Although house shows are hardly a new concept, one that punk bands, poets and folk troubadours have been utilizing for decades, there aren’t too many artists of Vanderslice's caliber systematically touring cross-country in nothing but houses. But that trend is beginning to change among veteran indie rock acts, with Clap Your Hands Say Yeah and Tim Kasher of Cursive recently embarking on living room tours on their own.

For bands that prefer cozy house show environments over clubs, Undertow Music, based in Champaign, Illinois, organizes living room tours for a select roster of artists—an experience Vanderslice has had one other time, in 2013. He embarks on his next tour on Aug. 20, in Chicago and will finish the run on Oct. 3 in New York City—with more dates planned for 2019.

John Vanderslice at Tiny Telephone Oakland. (Nicole Gluckstern)

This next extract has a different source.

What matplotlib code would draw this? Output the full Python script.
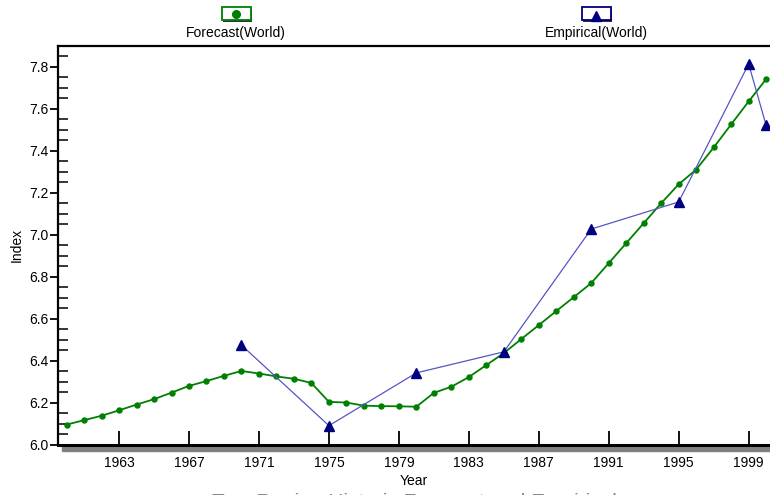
import numpy as np
import matplotlib.pyplot as plt
from matplotlib.patches import Rectangle
from matplotlib.lines import Line2D
from matplotlib.ticker import MultipleLocator, FormatStrFormatter

plt.rcParams['font.family'] = ['Liberation Sans', 'DejaVu Sans']

# forecast, one value per year
fc_years = np.arange(1960, 2001)
fc_values = [6.097, 6.118, 6.139, 6.165, 6.192, 6.218, 6.249, 6.281, 6.304, 6.329,
             6.352, 6.340, 6.326, 6.315, 6.295, 6.205, 6.202, 6.187, 6.185, 6.184,
             6.182, 6.248, 6.277, 6.323, 6.380, 6.437, 6.504, 6.570, 6.637, 6.703,
             6.770, 6.865, 6.960, 7.055, 7.150, 7.240, 7.310, 7.415, 7.525, 7.634,
             7.740]

# empirical observations
emp_years = [1970, 1975, 1980, 1985, 1990, 1995, 1999, 2000]
emp_values = [6.475, 6.092, 6.343, 6.443, 7.027, 7.156, 7.812, 7.520]

x_ticks = np.arange(1963, 2000, 4)
labels = ['Forecast(World)', 'Empirical(World)']

W, H = 770, 495
fig = plt.figure(figsize=(W / 100, H / 100), dpi=100)
ax = fig.add_axes([58 / W, 50 / H, 712 / W, 399.5 / H])

green = '#008000'
navy = '#000080'

ax.plot(fc_years, fc_values, color=green, lw=1.3, marker='o', ms=3.6,
        clip_on=False, zorder=3)
ax.plot(emp_years, emp_values, color='#5555c8', lw=0.9, marker='^', ms=7,
        mfc=navy, mec=navy, clip_on=False, zorder=4)

ax.set_xlim(1959.51, 2000.22)
ax.set_ylim(6.0, 7.9)
ax.set_xticks(x_ticks)
ax.yaxis.set_major_locator(MultipleLocator(0.2))
ax.yaxis.set_minor_locator(MultipleLocator(0.05))
ax.yaxis.set_major_formatter(FormatStrFormatter('%.1f'))

ax.tick_params(axis='x', direction='in', length=10, width=1.3, labelsize=10, pad=8)
ax.tick_params(axis='y', which='major', direction='out', length=6, width=1.3,
               labelsize=10, pad=1)
ax.tick_params(axis='y', which='minor', direction='in', length=7, width=1.1)

for s in ['left', 'top']:
    ax.spines[s].set_linewidth(1.6)
ax.spines['bottom'].set_linewidth(2.2)
ax.spines['right'].set_visible(False)

# gray shadow under the x axis
ax.add_patch(Rectangle((4 / 712, -6 / 399.5), 1, 5 / 399.5, transform=ax.transAxes,
                       color='#808080', clip_on=False, zorder=1))

ax.set_xlabel('Year', fontsize=10, labelpad=3)
ax.set_ylabel('Index', fontsize=10, labelpad=4)

# legend boxes above the plot
def legend_entry(cx, label, color, marker, ms, dy):
    bx, by, bw, bh = cx - 14.5, 7, 29, 13
    fig.add_artist(Rectangle(((bx + 1.5) / W, 1 - (by + bh + 1.5) / H), bw / W, bh / H,
                             transform=fig.transFigure, facecolor='#333333',
                             edgecolor='none'))
    fig.add_artist(Rectangle((bx / W, 1 - (by + bh) / H), bw / W, bh / H,
                             transform=fig.transFigure, facecolor='white',
                             edgecolor=color, lw=1.3))
    fig.add_artist(Line2D([cx / W], [1 - (by + bh / 2 + dy) / H], marker=marker,
                          ms=ms, color=color, transform=fig.transFigure))
    fig.text(cx / W, 1 - 33 / H, label, ha='center', va='center', fontsize=10)

legend_entry(236, labels[0], green, 'o', 5.5, 0)
legend_entry(596, labels[1], navy, '^', 7, 2)

# caption at the bottom edge, cut off as in the original
fig.text(414 / W, 1 - 503 / H, 'Two Region Historic Forecast and Empirical',
         ha='center', va='center', fontsize=15, color='#888888')

fig.savefig('out.png', dpi=100)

Best known as the artistic home of indie singer-songwriter David Bazan (a.k.a. Pedro the Lion), Undertow has their living room tour booking process down to a science. All ticketing is done in advance; shows only feature the headliner with no opening acts; hosts must apply and are vetted ahead of time by the Undertow staff. The individual artist—though not in charge of booking the entire tour—is tasked with finding willing hosts, and is his or her own sole representative on the premises come showtime.

“You’re kind of taking responsibility for the whole night, and it’s really about communicating with people,” Vanderslice explains. “You end up having to be really, really present, so it doesn’t work if you don’t want to do that.”

His favorite part? “Usually living rooms sound really good because they’re diffuse. There’s a lot of books, there’s a couch and there’s people, and they’re not reflective. They can just be the most pleasant acoustic environment.”

Books help make living rooms (and Tiny Telephone Oakland) sound great. (Nicole Gluckstern)

For their role in booking and promotion, Undertow takes 15 percent of the ticket sales (with tickets typically going for $20-$25) and lets the artist keep all of the profits from merch sales, a cut Vanderslice asserts is more than reasonable. Hosts offer their living rooms on a volunteer basis and are compensated with five free tickets for their friends.

“We want them to make money,” he points out. “When I had my other booking agent, he would take 10 percent, but he would also take 15 percent of my merch. In Europe, I had two booking agents and one here, so there would go 25 percent, right off the top, and then 15 percent of my merch. At that point, you’re just touring to even stay afloat.”

Closer to his Bay Area home, Vanderslice has also performed multiple times on local promoter KC Turner’s house concert series, which Turner has been running since 2007. Unlike Undertow, Turner is always on hand, in person, to set up and break down all of the necessary seating and sound equipment for the evening. These concerts have built an enthusiastic following over the years, not least of all from the musicians themselves, many of whom are repeat participants.

As his roster of artists continues to grow, Turner has also expanded into listening rooms and clubs across the Bay Area. And though Vanderslice has performed at some of these larger venues, such as HopMonk Tavern in Novato, he couldn’t be more excited to scale back down again for his upcoming living room tour.

“I would definitely not go back to touring the way I was, with a band in a van and a trailer," he says. "I just knew when I booked my house tour that this is the only way I want to do it.”